Midway up the coast of Pernambuco, less than 40 miles south of Recife, lies Porto de Galinhas (literally, Chicken Port), one of Brazil’s most beautiful beaches. Since 2001, the Brazilian magazine Viagem & Turismo has held an annual contest for its readers to elect the best Brazilian travel options and Porto de Galinhas dominated in the beach category for the first ten years straight, making it the paragon of paradise.
Aside from being located on the Northeast’s serene coastline, with its abundance of beaches, Porto de Galinhas isn’t just pretty to look at. When the high tide pulls out, natural tidal pools are created around the reefs that are both warm and transparent, making them perfect for catching an eyeful of tropical fish. Other activities include either sunbathing or riding dune buggies on the white sands of any of the 10 local beaches, and taking canoe rides through the mangroves.
The founding of the tourism hotspot is perhaps as interesting as the destination is beautiful. It starts with the fact that the largest Brazilian tract of massapê soil (which is very fertile and rich with a reddish-brown color) can be found in the Ipojuca municipality of Pernambuco, within Brazil’s tropical, coastal region. One of the neighborhoods that makes up Ipojuca happens to be Porto de Galinhas. It’s the unique soil, as well as the region’s port, that made Ipojuca the perfect place for the European colonizers to start cultivating and selling sugarcane. In fact, the previous name of Porto de Galinas was Porto Rico, not only due to the wealth it made the local sugarcane barons but also to the large amounts of brazilwood that left the country from its shores, en route to Europe.
So, how did such a pretty place receive such a strange name as “Chicken Port”? Well, there are two theories . The most oft-repeated one says that with slavery in Brazil being abolished in the late 1800s, some slave traders saw a big part of their livelihood being taken away thus they continued importing slaves, albeit in secret.
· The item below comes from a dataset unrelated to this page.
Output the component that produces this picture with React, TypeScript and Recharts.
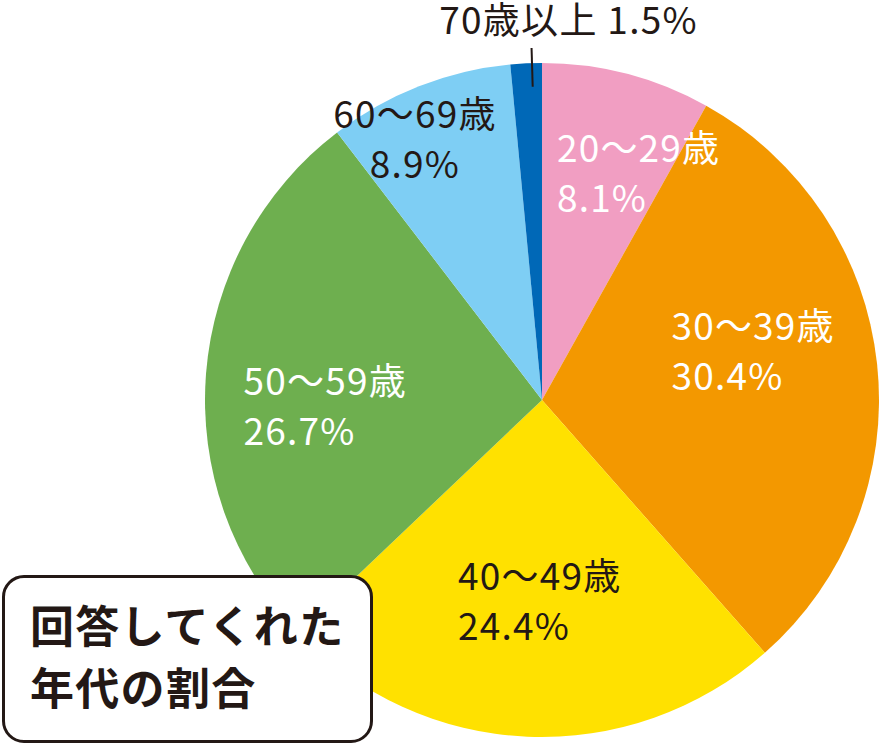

The port soon served as the main point of arrival for illegal slaves in the northeast of Brazil. It is said that the slaves were frequently hidden below the crates of chickens (more specifically, helmeted guinea-fowl, known as galinhas d’Angola, or Angolan chickens, in Portuguese), which were favored for consumption by the Pernambucan upper-class. Upon the arrival of new “merchandise”, one would hear the phrase “tem galinha nova no porto!” (“there’s new chicken at the port!”). This was code for announcing a new shipment of slaves and, with time, the name of the beach eventually changed. The second theory says many of the first African slaves brought to the region were of the Fula people, also known as Pheul, which in French sounds like Poule (chicken).
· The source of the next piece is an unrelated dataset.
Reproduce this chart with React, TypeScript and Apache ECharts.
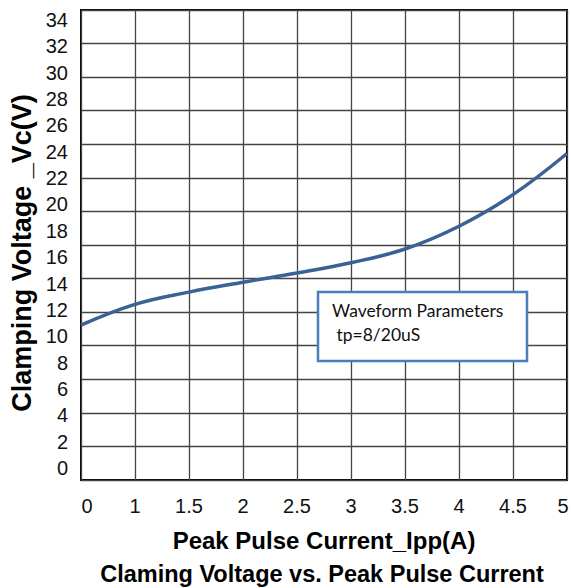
import React, { useEffect, useRef } from "react";
import * as echarts from "echarts";

const X_LABELS = ["0", "1", "1.5", "2", "2.5", "3", "3.5", "4", "4.5", "5"];
const VC_VALUES = [10.85, 12.42, 13.35, 14.1, 14.8, 15.58, 16.62, 18.35, 20.75, 23.87];
const Y_TICK_LABELS = [0, 2, 4, 6, 8, 10, 12, 14, 16, 18, 20, 22, 24, 26, 28, 30, 32, 34];
const TITLE = "Claming Voltage vs. Peak Pulse Current";
const X_NAME = "Peak Pulse Current_Ipp(A)";
const Y_NAME = "Clamping Voltage _Vc(V)";
const NOTE_LINES = ["Waveform Parameters", " tp=8/20uS"];

export default function App() {
  const ref = useRef<HTMLDivElement>(null);
  useEffect(() => {
    document.body.style.margin = "0";
    const chart = echarts.init(ref.current!, null, { renderer: "svg" });
    const lab = { fontFamily: "Liberation Sans, Arial", fontSize: 20, color: "#111" };
    chart.setOption({
      animation: false,
      backgroundColor: "#fff",
      grid: {
        left: 81,
        right: 4,
        top: 10,
        bottom: 108,
        show: true,
        borderColor: "#000",
        borderWidth: 2,
        containLabel: false,
        outerBoundsMode: "none",
      },
      xAxis: {
        type: "category",
        data: X_LABELS,
        boundaryGap: false,
        name: X_NAME,
        nameLocation: "middle",
        nameGap: 48,
        nameTextStyle: { fontFamily: "Liberation Sans, Arial", fontWeight: "bold", fontSize: 24, color: "#000" },
        axisLine: { show: false },
        axisTick: { show: false },
        axisLabel: {
          ...lab,
          margin: 16,
          interval: 0,
          formatter: (v: string, i: number) =>
            i === 0 ? "{a|" + v + "}" : i === X_LABELS.length - 1 ? "{b|" + v + "}" : v,
          rich: {
            a: { ...lab, padding: [0, 0, 0, 12] },
            b: { ...lab, padding: [0, 8, 0, 0] },
          },
        },
        splitLine: { show: true, lineStyle: { color: "#444", width: 1.3 } },
      },
      yAxis: [
        {
          type: "value",
          min: -0.91,
          max: 34.76,
          axisLine: { show: false },
          axisTick: { show: false },
          splitLine: { show: false },
          axisLabel: {
            customValues: Y_TICK_LABELS,
            ...lab,
            margin: 13,
          },
        },
        {
          type: "value",
          min: 0,
          max: 14,
          interval: 1,
          position: "right",
          axisLine: { show: false },
          axisTick: { show: false },
          axisLabel: { show: false },
          splitLine: { show: true, lineStyle: { color: "#444", width: 1.3 } },
        },
      ],
      series: [
        {
          type: "line",
          data: VC_VALUES,
          yAxisIndex: 0,
          smooth: 0.4,
          showSymbol: false,
          lineStyle: { color: "#3a6295", width: 3.5 },
          z: 5,
        },
      ],
      graphic: [
        {
          type: "text",
          x: 22,
          y: 253,
          rotation: Math.PI / 2,
          style: {
            text: Y_NAME,
            fontFamily: "Liberation Sans, Arial",
            fontWeight: "bold",
            fontSize: 27,
            fill: "#000",
            align: "center",
            verticalAlign: "middle",
          },
        },
        {
          type: "text",
          x: 322,
          y: 574,
          style: {
            text: TITLE,
            fontFamily: "Liberation Sans, Arial",
            fontWeight: "bold",
            fontSize: 23.5,
            fill: "#000",
            align: "center",
            verticalAlign: "middle",
          },
        },
        {
          type: "rect",
          shape: { x: 318, y: 292, width: 209, height: 69 },
          style: { fill: "#fff", stroke: "#4a7ebb", lineWidth: 2.5 },
          z: 10,
        },
        {
          type: "text",
          x: 332,
          y: 310,
          z: 11,
          style: {
            text: NOTE_LINES[0],
            fontFamily: "Lato",
            fontSize: 17.5,
            fill: "#111",
            align: "left",
            verticalAlign: "middle",
          },
        },
        {
          type: "text",
          x: 332,
          y: 334,
          z: 11,
          style: {
            text: NOTE_LINES[1],
            fontFamily: "Lato",
            fontSize: 17.5,
            fill: "#111",
            align: "left",
            verticalAlign: "middle",
          },
        },
      ],
    });
    return () => chart.dispose();
  }, []);
  return <div ref={ref} style={{ width: 571, height: 588 }} />;
}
Today, the chickens are hand-painted, made of coconut shells and tree trunks, by local artisans to later be bought by the purchasing power and for the viewing pleasure of the many tourists to the region. This wasn’t always so, though, as it was only a few years ago that the local artists decided to find a marketable image that would serve as their golden egg, so to speak.
Chickens are definitely not the only thing being sold in Porto de Galinhas. Aside from the endless beauty of the barrier reefs and the natural pools, there are now resorts, nightclubs and refined restaurants that have moved in and exist side by side with the rustic charm that helped to make this old fishing village so popular in the 1990′s. With all the “development” and changes, I can’t help but wonder where the locals go to “get away from it all”.